Relationship between the sound speed ratio of the compressional wave and the physical characteristics of seafloor sediments

The acoustic characteristics of seafloor sediments are complicated and diverse, due to their complex components and structures. A variety of theoretical interpretation model has many parameters and each has its own applicability. By using volume averaging method and equivalent parameter method, we researched the acoustic propagation mechanism of seafloor sediment, and proposed a general model of sound speed ratio of compressional wave of sediment against bottom seawater(GMSSR) with less parameter. The GMSSR contained four physical parameters including elastic structure distribution factor, porosity, equivalent density ratio and equivalent elastic modulus ratio. With the analysis of two limit states of the structures of two-phase medium of seafloor sediment: series structure and parallel structure, an equivalent elastic modulus expression of seafloor sediments under normal circumstances was established with the introduction of elastic structure distribution factor and series-parallel structure of volume averaging distribution.The GMSSR was applied to analyze the generality of empirical models and the scattering of measurement datasets of surficial seafloor sediment in different sea reasonably. The analysis showed that:(1) the surface sediment is mainly with series structure, being close to the suspension state or with little accumulation condition of parallel volume components;(2) the influence of equivalent elastic modulus ratio factor is greater than the equivalent density ratio.

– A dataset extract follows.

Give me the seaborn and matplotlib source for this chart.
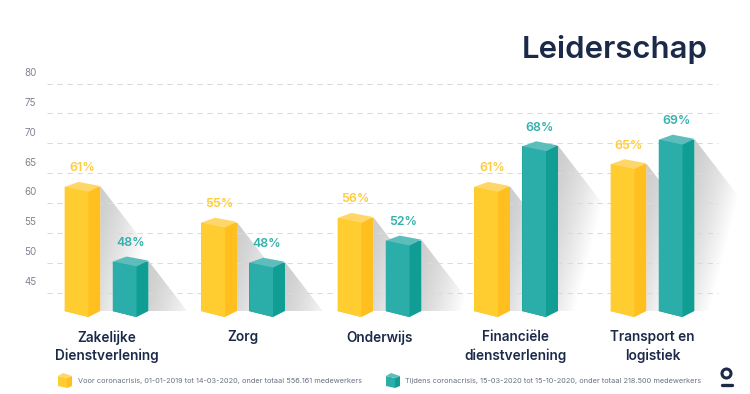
import numpy as np
import pandas as pd
import matplotlib.pyplot as plt
import seaborn as sns
from matplotlib.patches import Polygon, Circle
from matplotlib.transforms import ScaledTranslation

categorias = ['Zakelijke\nDienstverlening', 'Zorg', 'Onderwijs', 'Financiële\ndienstverlening', 'Transport en\nlogistiek']
voor_pct = [61, 55, 56, 61, 65]
tijdens_pct = [48, 48, 52, 68, 69]
# bar tops as they sit against the axis in the picture (not the same as the labels)
voor_hoogte = [62.7, 56.7, 57.5, 62.7, 66.5]
tijdens_hoogte = [50.2, 50.0, 53.7, 69.5, 70.6]
y_ticks = [45, 50, 55, 60, 65, 70, 75, 80]
voor_naam = 'Voor coronacrisis, 01-01-2019 tot 14-03-2020, onder totaal 556.161 medewerkers'
tijdens_naam = 'Tijdens coronacrisis, 15-03-2020 tot 15-10-2020, onder totaal 218.500 medewerkers'

GEEL = {'front': '#FFCD2F', 'side': '#FFBF1F', 'top': '#FFD768', 'text': '#FFCB3A'}
TEAL = {'front': '#2BADA9', 'side': '#0F9D94', 'top': '#5DBDBB', 'text': '#33B1AD'}
DONKER = '#1C2A4A'
FONT = ['Inter', 'DejaVu Sans']

W, H = 750, 394
PX_PER_UNIT = 5.97   # y axis
PX_PER_CAT = 136.5   # x axis
BASE = 41.9          # where the bars stand


def cube(ax, x, y, kleur):
    """Small cube for the legend, x,y is the top left in pixels."""
    ax.add_patch(Polygon([(x, y + 3), (x + 9, y + 5), (x + 9, y + 15), (x, y + 13)], color=kleur['front'], lw=0))
    ax.add_patch(Polygon([(x + 9, y + 5), (x + 14, y + 3), (x + 14, y + 13), (x + 9, y + 15)], color=kleur['side'], lw=0))
    ax.add_patch(Polygon([(x, y + 3), (x + 5, y), (x + 14, y + 3), (x + 9, y + 5)], color=kleur['top'], lw=0))


def schaduw(ax, x1, top):
    """Grey shadow falling to the right of a bar, fading out."""
    hoogte_px = (top - BASE) * PX_PER_UNIT
    breedte_px = hoogte_px / 1.3
    dx = np.linspace(0, breedte_px, 150)
    dy = np.linspace(0, hoogte_px, 200)
    xx, yy = np.meshgrid(dx, dy)
    t = np.clip((xx + 0.255 * yy) / 60, 0, 1)
    rgba = np.zeros(xx.shape + (4,))
    rgba[..., 3] = 0.2 * (1 - t ** 1.4)
    x2 = x1 + breedte_px / PX_PER_CAT
    img = ax.imshow(rgba, extent=(x1, x2, BASE, top), origin='upper', aspect='auto', zorder=1, interpolation='bilinear')
    img.set_clip_path(Polygon([(x1, top), (x2, BASE), (x1, BASE)], transform=ax.transData))


def grafico():
    sns.set_theme(style='white')
    plt.rcParams['font.family'] = FONT

    df = pd.DataFrame({
        'categoria': categorias * 2,
        'hoogte': voor_hoogte + tijdens_hoogte,
        'periode': ['voor'] * 5 + ['tijdens'] * 5,
    })

    fig = plt.figure(figsize=(W / 100, H / 100), dpi=100, facecolor='white')
    # axes run to the right edge so the last shadow is not cut, the grid stops earlier
    ax = fig.add_axes([46.7 / W, (H - 320) / H, (W - 46.7) / W, 270 / H])
    ax.set_facecolor('none')

    sns.barplot(data=df, x='categoria', y='hoogte', hue='periode', hue_order=['voor', 'tijdens'],
                palette=[GEEL['side'], TEAL['side']], width=0.705, gap=0.26, legend=False,
                errorbar=None, saturation=1, linewidth=0, ax=ax, zorder=3)

    xlim = ((46.7 - 106.5) / PX_PER_CAT, (W - 106.5) / PX_PER_CAT)
    ylim = (60 - (320 - 203) / PX_PER_UNIT, 60 + (203 - 50) / PX_PER_UNIT)

    labels = voor_pct + tijdens_pct
    for i, bar in enumerate(ax.patches[:10]):
        kleur = GEEL if i < 5 else TEAL
        x0, breedte, top = bar.get_x(), bar.get_width(), bar.get_height()
        x1 = x0 + breedte
        xm = x0 + breedte * 0.667
        xp = x0 + breedte * 0.39
        bar.set_y(BASE)
        bar.set_height(top - BASE)
        dip = 5 / PX_PER_UNIT
        onder = 6 / PX_PER_UNIT
        ax.add_patch(Polygon([(x0, BASE), (xm, BASE - onder), (x1, BASE), (x1, top), (xm, top)],
                             color=kleur['side'], lw=0, zorder=3))
        ax.add_patch(Polygon([(x0, top), (xm, top - dip), (xm, BASE - onder), (x0, BASE)],
                             color=kleur['front'], lw=0, zorder=4))
        ax.add_patch(Polygon([(x0, top), (xp, top + dip), (x1, top + 0.15), (xm, top - dip)],
                             color=kleur['top'], lw=0, zorder=4))
        schaduw(ax, x1, top + 0.15)
        ax.annotate(f'{labels[i]}%', (x0 + breedte / 2, top), xytext=(0, 18.5 * 0.72), textcoords='offset points',
                    ha='center', va='center', color=kleur['text'], fontsize=8.9, fontweight='semibold', zorder=5)

    ax.set_xlim(xlim)
    ax.set_ylim(ylim)
    ax.set_xlabel('')
    ax.set_ylabel('')
    ax.set_yticks(y_ticks)
    ax.set_yticklabels([str(t) for t in y_ticks])
    ax.hlines(y_ticks, xlim[0], (718 - 106.5) / PX_PER_CAT, color='#DADADA', lw=0.75,
              linestyles=[(0, (5.1, 4.5))], zorder=2)
    sns.despine(ax=ax, left=True, bottom=True)
    ax.tick_params(axis='y', length=0, pad=7.5, labelsize=7, labelcolor='#7D8492')
    ax.tick_params(axis='x', length=0, pad=7.5, labelsize=9.8, labelcolor=DONKER)
    for lab in ax.get_xticklabels():
        lab.set_fontweight('semibold')
        lab.set_linespacing(1.35)
    # y labels sit above their gridline
    subir = ScaledTranslation(0, 11.5 / 100, fig.dpi_scale_trans)
    for lab in ax.get_yticklabels():
        lab.set_transform(lab.get_transform() + subir)

    fig.text(522 / W, 1 - 58.5 / H, 'Leiderschap', fontsize=22.4, fontweight='semibold', color=DONKER, ha='left', va='baseline')

    # legend and logo on an overlay in pixels
    ov = fig.add_axes([0, 0, 1, 1], zorder=-1)
    ov.set_xlim(0, W)
    ov.set_ylim(H, 0)
    ov.axis('off')
    cube(ov, 58, 373, GEEL)
    cube(ov, 386, 373, TEAL)
    ov.text(77.5, 381, voor_naam, fontsize=5.3, color='#6A7180', va='center')
    ov.text(405, 381, tijdens_naam, fontsize=5.3, color='#6A7180', va='center')
    ov.add_patch(Circle((726.5, 373.5), 4.5, fill=False, ec=DONKER, lw=2.2))
    ov.plot([721.5, 731.5], [384.5, 384.5], color=DONKER, lw=2.4, solid_capstyle='round')

    fig.savefig('out.png', dpi=100)
    plt.close(fig)


grafico()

The structure change is often affecting the distribution of elastic structure to change the equivalent elastic modulus ratio, resulting in the change of sound velocity;(3) the different empirical equations in different study sea areas between sound speed ratio and porosity are similar and can be explained by the GMSSR;(4) the large dispersion of measurement sound speed ratio of surficial seafloor sediments in South China Sea can be reasonably interpreted by the difference of elastic structure distribution factor.